++++ Data excerpt ++++
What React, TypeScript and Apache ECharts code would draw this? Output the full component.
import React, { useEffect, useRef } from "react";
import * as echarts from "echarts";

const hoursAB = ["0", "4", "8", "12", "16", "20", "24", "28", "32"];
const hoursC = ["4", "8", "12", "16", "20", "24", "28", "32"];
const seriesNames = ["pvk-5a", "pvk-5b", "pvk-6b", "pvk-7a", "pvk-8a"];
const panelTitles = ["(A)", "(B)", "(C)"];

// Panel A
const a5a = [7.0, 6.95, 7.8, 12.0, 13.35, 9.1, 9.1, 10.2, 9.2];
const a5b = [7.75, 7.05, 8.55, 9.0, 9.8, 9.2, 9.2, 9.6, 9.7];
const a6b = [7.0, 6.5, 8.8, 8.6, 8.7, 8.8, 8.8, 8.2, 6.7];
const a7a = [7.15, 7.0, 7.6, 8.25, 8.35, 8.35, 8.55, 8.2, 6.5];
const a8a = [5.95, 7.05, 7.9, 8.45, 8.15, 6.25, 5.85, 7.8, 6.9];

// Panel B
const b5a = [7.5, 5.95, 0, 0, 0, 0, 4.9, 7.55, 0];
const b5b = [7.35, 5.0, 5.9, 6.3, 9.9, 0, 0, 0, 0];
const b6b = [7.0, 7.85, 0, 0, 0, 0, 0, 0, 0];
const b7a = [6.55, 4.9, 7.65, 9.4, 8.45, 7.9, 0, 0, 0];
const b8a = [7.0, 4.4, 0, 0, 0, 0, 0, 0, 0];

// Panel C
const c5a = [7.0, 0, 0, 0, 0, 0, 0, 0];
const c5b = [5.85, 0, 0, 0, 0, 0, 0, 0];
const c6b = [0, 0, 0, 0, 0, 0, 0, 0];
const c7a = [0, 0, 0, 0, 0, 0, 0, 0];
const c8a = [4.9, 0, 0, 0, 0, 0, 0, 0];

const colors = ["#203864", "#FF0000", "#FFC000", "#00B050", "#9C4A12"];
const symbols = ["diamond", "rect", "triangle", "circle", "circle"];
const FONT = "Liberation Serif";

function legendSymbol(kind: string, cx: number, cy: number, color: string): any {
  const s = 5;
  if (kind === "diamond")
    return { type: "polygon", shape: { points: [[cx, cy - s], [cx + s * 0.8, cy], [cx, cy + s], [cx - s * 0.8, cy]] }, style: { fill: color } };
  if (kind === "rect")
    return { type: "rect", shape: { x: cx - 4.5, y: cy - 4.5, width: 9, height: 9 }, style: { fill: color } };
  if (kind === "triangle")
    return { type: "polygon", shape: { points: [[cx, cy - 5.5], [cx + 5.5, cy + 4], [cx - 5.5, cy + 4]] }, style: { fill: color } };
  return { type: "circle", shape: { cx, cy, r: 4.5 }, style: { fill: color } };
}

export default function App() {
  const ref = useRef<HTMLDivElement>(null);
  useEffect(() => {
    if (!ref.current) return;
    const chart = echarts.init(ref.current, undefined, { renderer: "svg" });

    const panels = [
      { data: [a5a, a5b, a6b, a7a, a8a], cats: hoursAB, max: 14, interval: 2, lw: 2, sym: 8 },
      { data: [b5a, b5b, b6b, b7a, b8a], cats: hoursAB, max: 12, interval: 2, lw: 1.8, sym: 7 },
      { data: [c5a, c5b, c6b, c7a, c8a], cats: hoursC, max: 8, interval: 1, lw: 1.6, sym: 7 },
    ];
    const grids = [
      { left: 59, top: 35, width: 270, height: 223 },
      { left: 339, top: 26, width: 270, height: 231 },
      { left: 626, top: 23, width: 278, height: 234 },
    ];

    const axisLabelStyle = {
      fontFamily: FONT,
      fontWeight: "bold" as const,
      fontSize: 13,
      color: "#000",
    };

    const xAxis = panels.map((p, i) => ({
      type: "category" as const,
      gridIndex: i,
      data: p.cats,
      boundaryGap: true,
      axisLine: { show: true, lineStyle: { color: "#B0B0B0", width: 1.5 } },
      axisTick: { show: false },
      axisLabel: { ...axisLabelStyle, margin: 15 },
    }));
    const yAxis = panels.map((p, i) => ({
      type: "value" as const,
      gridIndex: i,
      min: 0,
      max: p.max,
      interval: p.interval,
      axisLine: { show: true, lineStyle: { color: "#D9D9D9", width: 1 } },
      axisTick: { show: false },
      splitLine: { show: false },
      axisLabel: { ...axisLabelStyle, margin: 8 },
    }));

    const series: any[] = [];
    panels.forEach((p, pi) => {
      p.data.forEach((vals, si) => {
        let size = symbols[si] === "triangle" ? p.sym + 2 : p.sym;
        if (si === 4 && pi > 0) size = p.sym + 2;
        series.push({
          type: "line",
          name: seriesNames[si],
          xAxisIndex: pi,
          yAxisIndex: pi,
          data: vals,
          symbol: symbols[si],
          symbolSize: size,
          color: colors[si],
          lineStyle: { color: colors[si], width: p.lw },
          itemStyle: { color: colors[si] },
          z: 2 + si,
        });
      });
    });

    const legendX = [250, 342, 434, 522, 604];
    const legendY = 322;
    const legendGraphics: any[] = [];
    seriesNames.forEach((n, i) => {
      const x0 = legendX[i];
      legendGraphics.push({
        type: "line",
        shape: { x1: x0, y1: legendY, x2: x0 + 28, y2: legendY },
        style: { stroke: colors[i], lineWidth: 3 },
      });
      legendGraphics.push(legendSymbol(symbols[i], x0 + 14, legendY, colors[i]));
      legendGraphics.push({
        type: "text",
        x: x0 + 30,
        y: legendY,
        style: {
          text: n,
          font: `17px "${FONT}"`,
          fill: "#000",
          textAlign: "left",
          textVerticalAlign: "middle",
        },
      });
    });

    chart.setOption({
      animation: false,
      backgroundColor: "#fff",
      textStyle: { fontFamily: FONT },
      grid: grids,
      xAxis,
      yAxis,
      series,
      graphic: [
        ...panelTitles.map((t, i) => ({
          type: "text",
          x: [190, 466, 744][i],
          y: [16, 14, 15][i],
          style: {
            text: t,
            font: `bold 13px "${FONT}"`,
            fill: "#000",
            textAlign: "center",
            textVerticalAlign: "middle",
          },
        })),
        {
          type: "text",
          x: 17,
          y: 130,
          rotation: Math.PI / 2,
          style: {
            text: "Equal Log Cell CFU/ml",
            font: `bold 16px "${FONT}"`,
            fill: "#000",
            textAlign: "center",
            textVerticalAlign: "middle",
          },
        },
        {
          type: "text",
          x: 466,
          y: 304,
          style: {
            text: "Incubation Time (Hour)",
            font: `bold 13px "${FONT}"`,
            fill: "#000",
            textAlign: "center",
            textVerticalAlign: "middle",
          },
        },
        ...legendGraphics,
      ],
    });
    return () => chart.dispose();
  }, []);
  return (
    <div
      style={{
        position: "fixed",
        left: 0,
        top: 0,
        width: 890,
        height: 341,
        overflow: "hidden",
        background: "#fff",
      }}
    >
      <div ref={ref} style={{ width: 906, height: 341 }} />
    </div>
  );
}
++++
## What you have to do
Copy all of the material word for word.

## Finished answer
What React, TypeScript and Apache ECharts code would draw this? Output the full component.
import React, { useEffect, useRef } from "react";
import * as echarts from "echarts";

const hoursAB = ["0", "4", "8", "12", "16", "20", "24", "28", "32"];
const hoursC = ["4", "8", "12", "16", "20", "24", "28", "32"];
const seriesNames = ["pvk-5a", "pvk-5b", "pvk-6b", "pvk-7a", "pvk-8a"];
const panelTitles = ["(A)", "(B)", "(C)"];

// Panel A
const a5a = [7.0, 6.95, 7.8, 12.0, 13.35, 9.1, 9.1, 10.2, 9.2];
const a5b = [7.75, 7.05, 8.55, 9.0, 9.8, 9.2, 9.2, 9.6, 9.7];
const a6b = [7.0, 6.5, 8.8, 8.6, 8.7, 8.8, 8.8, 8.2, 6.7];
const a7a = [7.15, 7.0, 7.6, 8.25, 8.35, 8.35, 8.55, 8.2, 6.5];
const a8a = [5.95, 7.05, 7.9, 8.45, 8.15, 6.25, 5.85, 7.8, 6.9];

// Panel B
const b5a = [7.5, 5.95, 0, 0, 0, 0, 4.9, 7.55, 0];
const b5b = [7.35, 5.0, 5.9, 6.3, 9.9, 0, 0, 0, 0];
const b6b = [7.0, 7.85, 0, 0, 0, 0, 0, 0, 0];
const b7a = [6.55, 4.9, 7.65, 9.4, 8.45, 7.9, 0, 0, 0];
const b8a = [7.0, 4.4, 0, 0, 0, 0, 0, 0, 0];

// Panel C
const c5a = [7.0, 0, 0, 0, 0, 0, 0, 0];
const c5b = [5.85, 0, 0, 0, 0, 0, 0, 0];
const c6b = [0, 0, 0, 0, 0, 0, 0, 0];
const c7a = [0, 0, 0, 0, 0, 0, 0, 0];
const c8a = [4.9, 0, 0, 0, 0, 0, 0, 0];

const colors = ["#203864", "#FF0000", "#FFC000", "#00B050", "#9C4A12"];
const symbols = ["diamond", "rect", "triangle", "circle", "circle"];
const FONT = "Liberation Serif";

function legendSymbol(kind: string, cx: number, cy: number, color: string): any {
  const s = 5;
  if (kind === "diamond")
    return { type: "polygon", shape: { points: [[cx, cy - s], [cx + s * 0.8, cy], [cx, cy + s], [cx - s * 0.8, cy]] }, style: { fill: color } };
  if (kind === "rect")
    return { type: "rect", shape: { x: cx - 4.5, y: cy - 4.5, width: 9, height: 9 }, style: { fill: color } };
  if (kind === "triangle")
    return { type: "polygon", shape: { points: [[cx, cy - 5.5], [cx + 5.5, cy + 4], [cx - 5.5, cy + 4]] }, style: { fill: color } };
  return { type: "circle", shape: { cx, cy, r: 4.5 }, style: { fill: color } };
}

export default function App() {
  const ref = useRef<HTMLDivElement>(null);
  useEffect(() => {
    if (!ref.current) return;
    const chart = echarts.init(ref.current, undefined, { renderer: "svg" });

    const panels = [
      { data: [a5a, a5b, a6b, a7a, a8a], cats: hoursAB, max: 14, interval: 2, lw: 2, sym: 8 },
      { data: [b5a, b5b, b6b, b7a, b8a], cats: hoursAB, max: 12, interval: 2, lw: 1.8, sym: 7 },
      { data: [c5a, c5b, c6b, c7a, c8a], cats: hoursC, max: 8, interval: 1, lw: 1.6, sym: 7 },
    ];
    const grids = [
      { left: 59, top: 35, width: 270, height: 223 },
      { left: 339, top: 26, width: 270, height: 231 },
      { left: 626, top: 23, width: 278, height: 234 },
    ];

    const axisLabelStyle = {
      fontFamily: FONT,
      fontWeight: "bold" as const,
      fontSize: 13,
      color: "#000",
    };

    const xAxis = panels.map((p, i) => ({
      type: "category" as const,
      gridIndex: i,
      data: p.cats,
      boundaryGap: true,
      axisLine: { show: true, lineStyle: { color: "#B0B0B0", width: 1.5 } },
      axisTick: { show: false },
      axisLabel: { ...axisLabelStyle, margin: 15 },
    }));
    const yAxis = panels.map((p, i) => ({
      type: "value" as const,
      gridIndex: i,
      min: 0,
      max: p.max,
      interval: p.interval,
      axisLine: { show: true, lineStyle: { color: "#D9D9D9", width: 1 } },
      axisTick: { show: false },
      splitLine: { show: false },
      axisLabel: { ...axisLabelStyle, margin: 8 },
    }));

    const series: any[] = [];
    panels.forEach((p, pi) => {
      p.data.forEach((vals, si) => {
        let size = symbols[si] === "triangle" ? p.sym + 2 : p.sym;
        if (si === 4 && pi > 0) size = p.sym + 2;
        series.push({
          type: "line",
          name: seriesNames[si],
          xAxisIndex: pi,
          yAxisIndex: pi,
          data: vals,
          symbol: symbols[si],
          symbolSize: size,
          color: colors[si],
          lineStyle: { color: colors[si], width: p.lw },
          itemStyle: { color: colors[si] },
          z: 2 + si,
        });
      });
    });

    const legendX = [250, 342, 434, 522, 604];
    const legendY = 322;
    const legendGraphics: any[] = [];
    seriesNames.forEach((n, i) => {
      const x0 = legendX[i];
      legendGraphics.push({
        type: "line",
        shape: { x1: x0, y1: legendY, x2: x0 + 28, y2: legendY },
        style: { stroke: colors[i], lineWidth: 3 },
      });
      legendGraphics.push(legendSymbol(symbols[i], x0 + 14, legendY, colors[i]));
      legendGraphics.push({
        type: "text",
        x: x0 + 30,
        y: legendY,
        style: {
          text: n,
          font: `17px "${FONT}"`,
          fill: "#000",
          textAlign: "left",
          textVerticalAlign: "middle",
        },
      });
    });

    chart.setOption({
      animation: false,
      backgroundColor: "#fff",
      textStyle: { fontFamily: FONT },
      grid: grids,
      xAxis,
      yAxis,
      series,
      graphic: [
        ...panelTitles.map((t, i) => ({
          type: "text",
          x: [190, 466, 744][i],
          y: [16, 14, 15][i],
          style: {
            text: t,
            font: `bold 13px "${FONT}"`,
            fill: "#000",
            textAlign: "center",
            textVerticalAlign: "middle",
          },
        })),
        {
          type: "text",
          x: 17,
          y: 130,
          rotation: Math.PI / 2,
          style: {
            text: "Equal Log Cell CFU/ml",
            font: `bold 16px "${FONT}"`,
            fill: "#000",
            textAlign: "center",
            textVerticalAlign: "middle",
          },
        },
        {
          type: "text",
          x: 466,
          y: 304,
          style: {
            text: "Incubation Time (Hour)",
            font: `bold 13px "${FONT}"`,
            fill: "#000",
            textAlign: "center",
            textVerticalAlign: "middle",
          },
        },
        ...legendGraphics,
      ],
    });
    return () => chart.dispose();
  }, []);
  return (
    <div
      style={{
        position: "fixed",
        left: 0,
        top: 0,
        width: 890,
        height: 341,
        overflow: "hidden",
        background: "#fff",
      }}
    >
      <div ref={ref} style={{ width: 906, height: 341 }} />
    </div>
  );
}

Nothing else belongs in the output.